Up to now, PM Teresa May has skilfully avoided disclosing her plans for a crash-landing Brexit. The issue itself has lost its former interest, as Donald Trump’s daily delivery of wrong doings and abuses is grabbing all the attention. Both supporters and critics alike get their fare share of his chilling threats and lofty promises, which exceed all expectations. Having to digest such a glut of flaws, misbehaviour and blatant lies prevents people from focusing on other news. Ms May can also count on France and Germany’s heads being turned by their own upcoming elections.
But by end March, the UK will trigger the nuclear button splitting it from the European Union. A landmark decision which will determine both parties’ future, irrespective of the side of the English Channel they find themselves on. Both will bear the brunt of this civil and amicable divorce, facing a lose-lose outcome. Let no one feel any joy or have false hopes about the prospect of reaping potential benefits. We will all have to deal with the sub-optimal upshot.
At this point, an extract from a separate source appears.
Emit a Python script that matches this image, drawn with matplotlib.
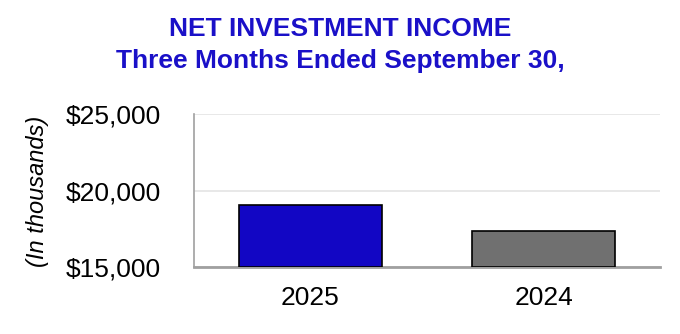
import matplotlib
matplotlib.use("Agg")
import matplotlib.pyplot as plt

years = ["2025", "2024"]
income = [19030, 17330]
colors = ["#1206c4", "#707070"]
yticks = [15000, 20000, 25000]

plt.rcParams['font.family'] = ['Liberation Sans', 'DejaVu Sans']

fig = plt.figure(figsize=(6.8, 3.34), dpi=100)
ax = fig.add_axes([194 / 680, 1 - 267 / 334, 466 / 680, 153 / 334])

x = range(len(years))
ax.bar(x, [v - 15000 for v in income], bottom=15000, width=0.615,
       color=colors, edgecolor="black", linewidth=1.2, zorder=3)

ax.set_xlim(-0.5, 1.5)
ax.set_ylim(15000, 25000)
ax.set_yticks(yticks)
ax.set_yticklabels(["${:,}".format(v) for v in yticks], fontsize=19)
ax.set_xticks(list(x))
ax.set_xticklabels(years, fontsize=19)
ax.tick_params(length=0)
ax.tick_params(axis="x", pad=14)
ax.tick_params(axis="y", pad=24)
ax.grid(axis="y", color="#e4e4e4", linewidth=1.2, zorder=0)

for s in ["top", "right"]:
    ax.spines[s].set_visible(False)
ax.spines["left"].set_color("#a0a0a0")
ax.spines["left"].set_linewidth(1.2)
ax.spines["bottom"].set_color("#a0a0a0")
ax.spines["bottom"].set_linewidth(2)

fig.text(0.5, 1 - 29 / 334, "NET INVESTMENT INCOME", ha="center", va="center",
         fontsize=19, fontweight="bold", color="#1a10c8")
fig.text(0.5, 1 - 61 / 334, "Three Months Ended September 30,", ha="center", va="center",
         fontsize=19, fontweight="bold", color="#1a10c8")
fig.text(38 / 680, 1 - 191 / 334, "(In thousands)", rotation=90, ha="center", va="center",
         fontsize=17, style="italic")

fig.savefig("out.png", dpi=100)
The UK will undoubtedly pay a high price for closing its frontiers to European migrants. But we will also foot the bill for a close trading partner getting stranded in the brave new world of building up a fresh set of economic relationships.
Ms May can hardly deliver any concrete ideas by March, other than the UK’s intention to leave the club. While she will try to downplay the breaching of fundamental principles of the Treaty, such as the freedom of citizens to choose their country of residence, retaliation will inevitably ensue. As the ball bounces back into the European camp, there is little hope of her escaping the damage inflicted. For all the attempts to divide the European team, tempting individual players to engage in bilateral agreements, the unanimity rule will preclude such a piecemeal approach. By the end of the day, the UK will find out what it’s like to be completely on its own. It might salvage from the wreckage a preferential arrangement for trade in goods, with services likely to pay the consequences. Brokering a complete stand-still agreement seems out of reach. Besides, it would require Great Britain to accept Community Law on a mandatory basis, with no say in its drafting. A very heavy price to pay in exchange for raising barriers to Europeans wanting to live in the UK.
Britons chose by a narrow margin to sever links with the Continent, blaming specialised workers and professionals, which their country badly needs, for inevitable job losses. As it cannot replicate the self-sufficient Wonderland which Mr Trump aims to transform the US economy into, the UK will painfully struggle to minimise losses. Its European partners would be well advised not to inflict further damage. They have much to lose in cutting all links, just because their counterpart is ready to commit collective suicide. As usual, the solution should come from the hated Brussels bureaucracy. Only it can turn a massive disaster into a mutually acceptable conclusion. Let them do their job in the shadows, no matter how big an outrage this way of conducting the contentious issues might provoke in the Murdoch press.